WHAT IS BEING ASKED -> Write out word for word each line of the records, beginning at the first and stopping after the line with "import plotly.graph_objects as go". Leave the pictures out.

Source code of charts:

===============

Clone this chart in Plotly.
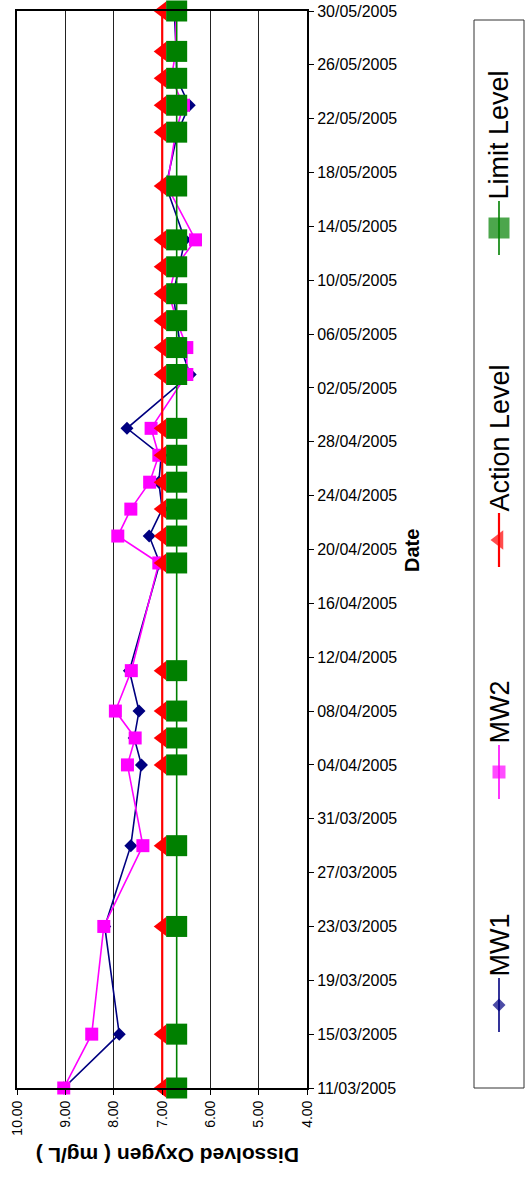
import plotly.graph_objects as go

# ---------------- data ----------------
dates = ['2005-03-11', '2005-03-15', '2005-03-23', '2005-03-29', '2005-04-04',
         '2005-04-06', '2005-04-08', '2005-04-11', '2005-04-19', '2005-04-21',
         '2005-04-23', '2005-04-25', '2005-04-27', '2005-04-29', '2005-05-03',
         '2005-05-05', '2005-05-07', '2005-05-09', '2005-05-11', '2005-05-13',
         '2005-05-17', '2005-05-21', '2005-05-23', '2005-05-25', '2005-05-27',
         '2005-05-30']
mw1 = [9.04, 7.89, 8.19, 7.65, 7.43, 7.58, 7.48, 7.68, 7.05, 7.27,
       7.00, 7.07, 7.02, 7.73, 6.42, 6.62, 6.70, 6.77, 6.65, 6.53,
       6.92, 6.68, 6.44, 6.70, 6.71, 6.75]
mw2 = [9.04, 8.46, 8.21, 7.40, 7.72, 7.56, 7.97, 7.64, 7.07, 7.92,
       7.65, 7.26, 7.07, 7.23, 6.49, 6.49, 6.70, 6.86, 6.72, 6.31,
       6.90, 6.72, 6.56, 6.81, 6.72, 6.72]
action_level = [7.0] * len(dates)
limit_level = [6.7] * len(dates)

value_ticks = [10, 9, 8, 7, 6, 5, 4]
value_tick_labels = ['10.00', '9.00', '8.00', '7.00', '6.00', '5.00', '4.00']

series_names = ['MW1', 'MW2', 'Action Level', 'Limit Level']
series_colors = ['#000080', '#FF00FF', '#FF0000', '#008000']
series_symbols = ['diamond', 'square', 'triangle-left', 'square']
series_sizes = [10, 13, 17, 21]
series_widths = [1.6, 1.6, 2.2, 1.6]
series_values = [mw1, mw2, action_level, limit_level]

# legend entry centres (pixel rows in the legend box, from top of page)
legend_centres = [1005, 772, 540, 228]

W, H = 527, 1179
FONT = 'Liberation Sans, Arial, sans-serif'

fig = go.Figure()

for name, col, sym, sz, lw, vals in zip(series_names, series_colors, series_symbols,
                                       series_sizes, series_widths, series_values):
    fig.add_trace(go.Scatter(
        x=vals, y=dates, mode='lines+markers', name=name,
        line=dict(color=col, width=lw),
        marker=dict(symbol=sym, size=sz, color=col, line=dict(width=0)),
        showlegend=False, cliponaxis=False))

# ---- manual rotated legend ----
LEG_TOP, LEG_BOT = 20, 1088
for name, col, sym, sz, lw, cy in zip(series_names, series_colors, series_symbols,
                                      series_sizes, series_widths, legend_centres):
    yc = H - cy
    fig.add_trace(go.Scatter(
        x=[0.5, 0.5, 0.5], y=[yc - 27, yc, yc + 27], mode='lines+markers',
        line=dict(color=col, width=lw),
        marker=dict(symbol=sym, size=[0, sz, 0], color=col, line=dict(width=0)),
        xaxis='x2', yaxis='y2', showlegend=False, hoverinfo='skip'))
    fig.add_annotation(
        x=499 / W, y=(yc + 26) / H, xref='paper', yref='paper',
        text=name, showarrow=False, textangle=-90,
        xanchor='center', yanchor='bottom',
        font=dict(family=FONT, size=27, color='black'))

fig.add_shape(type='rect', xref='paper', yref='paper',
              x0=474 / W, x1=524 / W, y0=(H - LEG_BOT) / H, y1=(H - LEG_TOP) / H,
              line=dict(color='#333333', width=1), fillcolor='rgba(0,0,0,0)')

# ---- titles ----
fig.add_annotation(x=168 / W, y=(H - 1156) / H, xref='paper', yref='paper',
                   text='<b>Dissolved Oxygen ( mg/L )</b>', showarrow=False,
                   textangle=180, xanchor='center', yanchor='middle',
                   font=dict(family=FONT, size=21, color='black'))
fig.add_annotation(x=412 / W, y=(H - 551) / H, xref='paper', yref='paper',
                   text='<b>Date</b>', showarrow=False,
                   textangle=-90, xanchor='center', yanchor='middle',
                   font=dict(family=FONT, size=20, color='black'))

fig.update_layout(
    width=W, height=H,
    margin=dict(l=0, r=0, t=0, b=0),
    paper_bgcolor='white', plot_bgcolor='white',
    xaxis=dict(
        domain=[17.4 / W, 307 / W], range=[10, 4], autorange=False,
        tickvals=value_ticks, ticktext=value_tick_labels, tickangle=-90,
        ticks='outside', ticklen=5, tickcolor='black', tickwidth=1,
        showline=True, linecolor='black', linewidth=2, mirror=True,
        showgrid=True, gridcolor='#222222', gridwidth=1, zeroline=False,
        tickfont=dict(family=FONT, size=14, color='black'), automargin=False),
    yaxis=dict(
        domain=[(H - 1088) / H, (H - 11) / H], type='date',
        range=['2005-03-11', '2005-05-30'], autorange=False,
        side='right', tick0='2005-03-11', dtick=4 * 86400000,
        tickformat='%d/%m/%Y', ticks='outside', ticklen=5, tickcolor='black',
        showline=True, linecolor='black', linewidth=2, mirror=True,
        showgrid=False, zeroline=False,
        tickfont=dict(family=FONT, size=16, color='black'), automargin=False),
    xaxis2=dict(domain=[474 / W, 524 / W], range=[0, 1], visible=False,
                anchor='y2', fixedrange=True),
    yaxis2=dict(domain=[(H - LEG_BOT) / H, (H - LEG_TOP) / H],
                range=[H - LEG_BOT, H - LEG_TOP], visible=False,
                anchor='x2', fixedrange=True),
    showlegend=False,
)

fig.write_html('out.html')
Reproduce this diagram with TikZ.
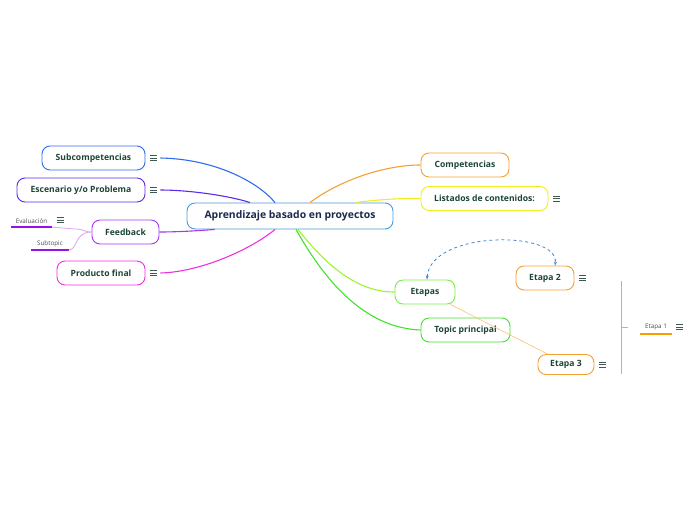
\documentclass[tikz,border=0pt]{standalone}
\usepackage{fontspec}
\setmainfont{Open Sans}
\usetikzlibrary{positioning,arrows.meta}

\definecolor{txtgreen}{HTML}{1D4536}
\definecolor{mainnavy}{HTML}{1B2A4E}
\definecolor{mainblue}{HTML}{4C9AD6}
\definecolor{subblue}{HTML}{2F6BF0}
\definecolor{escviolet}{HTML}{5A2BE8}
\definecolor{feedpurple}{HTML}{A638F0}
\definecolor{leafpurple}{HTML}{9A10E8}
\definecolor{prodpink}{HTML}{F030E0}
\definecolor{comporange}{HTML}{F5A033}
\definecolor{leaforange}{HTML}{F5A000}
\definecolor{listyellow}{HTML}{EEEE22}
\definecolor{etgreen}{HTML}{77EE44}
\definecolor{topgreen}{HTML}{44E030}
\definecolor{dashblue}{HTML}{3A86D8}
\definecolor{lightorange}{HTML}{F8C880}
\definecolor{salmon}{HTML}{E8A088}
\definecolor{icongray}{HTML}{3E5A50}

\tikzset{
  topic/.style={draw, rounded corners=8pt, line width=0.9pt, minimum height=24pt, fill=white,
    text=txtgreen, font=\bfseries\fontsize{8.6}{10}\selectfont},
  leaf/.style={inner xsep=1pt, inner ysep=3pt, text=black!70, font=\fontsize{6.3}{7}\selectfont},
  branch/.style={line width=1.1pt},
  notes/.pic={\foreach \d in {-2.5,0,2.5} \draw[line width=0.6pt, icongray] (-3.5,\d) -- (3.5,\d);}
}

\begin{document}
\begin{tikzpicture}[x=1pt, y=-1pt]
\useasboundingbox (0,0) rectangle (696,520);

% central topic
\node[topic, draw=mainblue, minimum width=206pt, minimum height=26pt, text=mainnavy,
  font=\bfseries\fontsize{10.4}{12}\selectfont] (main) at (290,216) {Aprendizaje basado en proyectos};

% left side
\node[topic, draw=subblue, minimum width=103pt] (sub) at (93.5,158) {Subcompetencias};
\node[topic, draw=escviolet, minimum width=128pt] (esc) at (81,190) {Escenario y/o Problema};
\node[topic, draw=feedpurple, minimum width=67pt] (feed) at (125.5,232) {Feedback};
\node[topic, draw=prodpink, minimum width=88pt] (prod) at (101,273) {Producto final};

% right side
\node[topic, draw=comporange, minimum width=88pt] (comp) at (465,165) {Competencias};
\node[topic, draw=listyellow, minimum width=127pt] (list) at (484.5,198.5) {Listados de contenidos:};
\node[topic, draw=etgreen, minimum width=60pt] (etapas) at (425,292) {Etapas};
\node[topic, draw=topgreen, minimum width=89pt] (topic) at (465.5,330) {Topic principal};
\node[topic, draw=comporange, minimum width=58pt] (e2) at (545,278) {Etapa 2};
\node[topic, draw=comporange, minimum width=56pt, minimum height=20pt] (e3) at (566,364.5) {Etapa 3};

% small subtopics
\node[leaf, minimum width=41pt] (eval) at (31.5,221.5) {Evaluación};
\node[leaf, minimum width=37pt] (subt) at (50,243.5) {Subtopic};
\node[leaf, minimum width=32pt] (e1) at (656,327.5) {Etapa 1};
\draw[leafpurple, line width=1.7pt] (eval.south west) -- (eval.south east);
\draw[leafpurple, line width=1.7pt] (subt.south west) -- (subt.south east);
\draw[leaforange, line width=1.7pt] (e1.south west) -- (e1.south east);

% note icons
\foreach \n in {sub,esc,prod,list,e2,e3}
  \pic at ([xshift=8pt]\n.east) {notes};
\pic at (60,220) {notes};
\pic at (679,327) {notes};

% branches
\draw[branch, subblue] ([xshift=-15pt]main.north) .. controls (258,182) and (215,159) .. ([xshift=15pt]sub.east);
\draw[branch, escviolet] ([xshift=-40pt]main.north) .. controls (230,196) and (190,190) .. ([xshift=15pt]esc.east);
\draw[branch, feedpurple] ([xshift=28pt]main.south west) .. controls (195,231) and (175,232) .. (feed.east);
\draw[branch, prodpink] ([xshift=-15pt]main.south) .. controls (250,250) and (200,272) .. ([xshift=15pt]prod.east);
\draw[branch, comporange] ([xshift=20pt]main.north) .. controls (340,180) and (385,165) .. (comp.west);
\draw[branch, listyellow] ([xshift=65pt]main.north) .. controls (375,200) and (400,198) .. (list.west);
\draw[branch, etgreen!70!yellow] ([xshift=8pt]main.south) .. controls (330,270) and (360,292) .. (etapas.west);
\draw[branch, topgreen] ([xshift=6pt]main.south) .. controls (330,290) and (370,328) .. (topic.west);

% feedback subtopics
\draw[feedpurple!45, line width=0.8pt] (eval.south east) -- (75,229) .. controls (84,229) and (84,232) .. (feed.west);
\draw[feedpurple!45, line width=0.8pt] (subt.south east) .. controls (78,250) and (74,232) .. (feed.west);

% relationship and links
\draw[dashblue, line width=0.8pt, dashed, {Stealth[length=4pt]}-{Stealth[length=4pt]}]
  ([xshift=2pt]etapas.north) .. controls (430,230) and (560,230) .. ([xshift=10pt]e2.north);
\draw[lightorange, line width=0.7pt] ([xshift=-5pt]etapas.south east) -- ([xshift=10pt]e3.north west);

% summary bracket
\coordinate (brtop) at (621,281);
\coordinate (brbot) at (621,374);
\draw[salmon, line width=0.8pt] (brtop) -- (brbot);
\draw[salmon, line width=0.8pt] (621,327) -- (628,327);
\end{tikzpicture}
\end{document}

===============

CORRECT ANSWER ->
Clone this chart in Plotly.
import plotly.graph_objects as go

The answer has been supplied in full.